Was passierte war genau das Gegenteil.

Ich erhielt Verständnis von ihm und Beistand.

Dieser Moment war magisch für mich. Auf einmal spürte ich die Kraft, selbst bedingungslos “ja” zu mir zu sagen. Das allein war schon magisch und als Sahnehäubchen oben drauf hatte ich auch noch ein “Ja” von meinem Partner zu mir erhalten. Und plötzlich merkte ich, wie nun auf einmal die Zukunft sehr unwichtig wurde. Es war mir aufeinmal gar nicht mehr so wichtig, ob ich nun irgendwann ein eigenes Kind bekommen würde oder nicht. Was ich gebraucht hatte war mein “ja” zu mir und für mich einzustehen.

Was ich daraus für mich gelernt und mitgenommen habe ist:

1. Das was gerade passiert, ist das Beste für mich.

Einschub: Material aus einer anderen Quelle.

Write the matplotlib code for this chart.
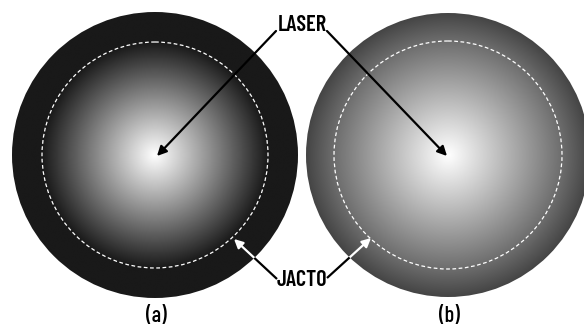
import numpy as np
import matplotlib
matplotlib.use("Agg")
import matplotlib.pyplot as plt
from matplotlib.patches import Circle

# panel geometry in pixel units (x right, y down)
panel_labels = ["(a)", "(b)"]
centers = [(155, 155), (448, 155)]
outer_r = [143, 142]
dash_r = [113, 114]
# grey level at the centre, at the dashed ring and at the outer rim
centre_grey = [1.0, 1.0]
ring_grey = [0.10, 0.43]
rim_grey = [0.10, 0.27]
laser_text = "LASER"
jacto_text = "JACTO"

W, H = 584, 329
fig = plt.figure(figsize=(W / 100, H / 100), dpi=100)
ax = fig.add_axes([0, 0, 1, 1])
ax.set_xlim(0, W)
ax.set_ylim(H, 0)
ax.set_aspect("auto")
ax.axis("off")

font = dict(family=["Barlow Condensed", "DejaVu Sans"], fontweight=600)

laser_pos = (302, 25)
jacto_pos = (302, 280)

# black leader lines from JACTO (covered by the discs where they cross them)
jacto_tips = [(234, 239), (371, 238)]
jacto_starts = [(277, 279), (327, 278)]
for s, t in zip(jacto_starts, jacto_tips):
    ax.plot([s[0], t[0]], [s[1], t[1]], color="black", lw=1.6, zorder=1,
            solid_capstyle="butt")

for i, (cx, cy) in enumerate(centers):
    R = outer_r[i]
    xs = np.linspace(cx - R, cx + R, 600)
    ys = np.linspace(cy - R, cy + R, 600)
    X, Y = np.meshgrid(xs, ys)
    r = np.hypot(X - cx, Y - cy)
    rd = dash_r[i]
    inner = centre_grey[i] + (ring_grey[i] - centre_grey[i]) * (r / rd)
    outer = ring_grey[i] + (rim_grey[i] - ring_grey[i]) * (r - rd) / (R - rd)
    img = np.where(r <= rd, inner, outer)
    img = np.clip(img, 0, 1)
    disc = Circle((cx, cy), R, transform=ax.transData, facecolor="none", edgecolor="none")
    ax.add_patch(disc)
    im = ax.imshow(img, cmap="gray", vmin=0, vmax=1, extent=(cx - R, cx + R, cy + R, cy - R),
                   interpolation="bilinear", zorder=2)
    im.set_clip_path(disc)
    ax.add_patch(Circle((cx, cy), rd, facecolor="none", edgecolor="white", lw=0.9,
                        ls=(0, (3, 2)), zorder=3))
    ax.text(cx + 1, 316, panel_labels[i], ha="center", va="center", fontsize=16,
            family=["Barlow Condensed", "DejaVu Sans"], fontweight=500)

    # white arrow heads inside the disc
    arr = ax.annotate("", xy=jacto_tips[i], xytext=jacto_starts[i],
                      arrowprops=dict(arrowstyle="-|>", color="white", lw=1.6,
                                      mutation_scale=13, shrinkA=0, shrinkB=0),
                      zorder=4)
    arr.arrow_patch.set_clip_path(disc)

# LASER arrows pointing to the centres
laser_starts = [(276, 31), (327, 31)]
laser_tips = [(157, 156), (447, 156)]
for s, t in zip(laser_starts, laser_tips):
    ax.annotate("", xy=t, xytext=s,
                arrowprops=dict(arrowstyle="-|>", color="black", lw=1.6,
                                mutation_scale=14, shrinkA=0, shrinkB=0),
                zorder=5)

ax.text(*laser_pos, laser_text, ha="center", va="center", fontsize=16, **font)
ax.text(*jacto_pos, jacto_text, ha="center", va="center", fontsize=16, **font)

fig.savefig("out.png", dpi=100, facecolor="white")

Ich sah auf einmal die Zurückhaltung der Kinder mir gegenüber als Wegbereiter, zu spüren, was ich mir wirklich wünsche. Sie haben mir zur Klarheit geholfen und dafür bin ich ihnen sehr dankbar.

2. Das Ergebnis ist nicht entscheidend, sondern wie ich mit mir auf dem Weg umgehe.Werde ich Mutter, oder nicht? Keine Ahnung… entscheidend ist, ob ich mein “Ja” zu mir selbst lebe.

3. Starke emotionale Reaktionen weisen mir den Weg in die Tiefe, wenn ich nicht im Opfermodus stecken bleibe, sondern eine Station tiefer schaue, worum es eigentlich geht.

4. Das Universum ist freundlich und alles geschieht für mich, auch wenn ich das auf den ersten, zweiten oder dritten Blick noch nicht sehen kann.

5. Zufriedenheit hängt nicht von den “Resultaten” ab, sondern von meiner inneren Haltung, mir selbst, den anderen und dem Universum gegenüber.